COÏNCIDENCE


Le premier jour de notre arrivée à l’ENPA, en octobre 1959, on nous avait demandé de remplir des fiches individuelles sur lesquelles était mentionné notre nom, adresse, et toutes sortes de renseignements nous concernant.

Assis à ma gauche, se trouvait un garçon que j'avais remarqué car il affichait en permanence un petit sourire naturel et il écrivait avec application les renseignements demandés. J'ai jeté un coup d’œil furtif sur sa fiche et j'ai vu qu'à la rubrique lieu de naissance il avait écrit : RUFISQUE .


« Eh, mon ami, tu sais plus où tu es né alors tu copies sur ma fiche ? »


« Non, non, je suis bien né à Rufisque au Sénégal »


« C'est incroyable, moi aussi lui répondis-je ... »


Voilà quel fut mon premier contact avec Bernard FORNER, né dans le même petit village à côté de Dakar, il faut dire que je n'ai jamais trouvé depuis une autre personne née là-bas, mais la coïncidence ne s'arrête pas là.

Si Bernard est né au Sénégal, c'est parce que sa maman était mariée avec un militaire le Lieutenant FORNER et que ma mère était mariée avec le Sergent Henri Marty , tous les 2 faisant partie du même régiment. Ces 2 mères de famille étaient venues rejoindre leurs maris à Dakar avant qu'ils n'embarquent pour Alger afin de reconstituer les forces en vue du débarquement sur le sol français.


Nous sommes au printemps 1943, Bernard vient de naître, son père est déjà sur le Sidi Bel Abbés, transport de troupes, avec le premier mari de ma mère. Au large d'Oran, au petit matin du 20 avril 1943 , un sous-marin allemand torpille le bateau qui coule très rapidement emportant dans les profondeurs les 2 hommes et quelques 1500 soldats qui n'auront pas l'honneur de débarquer dans le midi de la France ou en Italie.

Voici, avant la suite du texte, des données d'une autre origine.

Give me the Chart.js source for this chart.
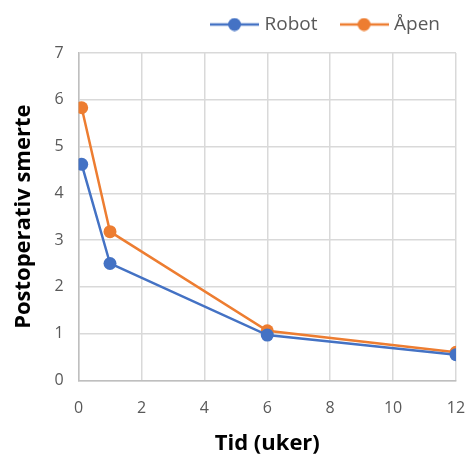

Moi, je suis né un peu plus tard en 45 après que ma mère, veuve de guerre, ai rencontré mon père à Rufisque.

Voilà ce qui me liait encore un peu plus qu'aux autres à ce charmant garçon, calme, doux, gentil, que la haine, la bêtise et la sauvagerie des hommes a enlevé à sa famille et à ses amis beaucoup trop tôt à l'âge de 19 ans.


Bernard FORNER, laisses moi imaginer ta présence à l'A.G 2013, avec nous, tes copains de la promo 59-63 qui porte désormais ton nom. Je te vois arriver à l’hôtel Cap Roig, tu as toujours ton éternel sourire sur tes lèvres, on te reconnaît tout de suite, tu n'as presque pas changé, même pas un début de « pancha » comme la plus part de nous, même pas un début de calvitie, comme beaucoup, on s'embrasse, on dirait qu'on t'a quitté la veille. Cà doit être çà, c'est certain, on t'a quitté la veille.


Heureusement que tu es devenu un adulte et que tu ne t'amuses plus à certain jeu, mais quelqu'un m'a dit : « J'ai vu FORNER tout à l'heure, il avait une petite balle à la main, il cherchait un mur... »

Allez, Bernard, laisses ta petite balle et viens avec ton éternel et merveilleux sourire boire une anisette avec tes amis de Ta promo, à ta mémoire.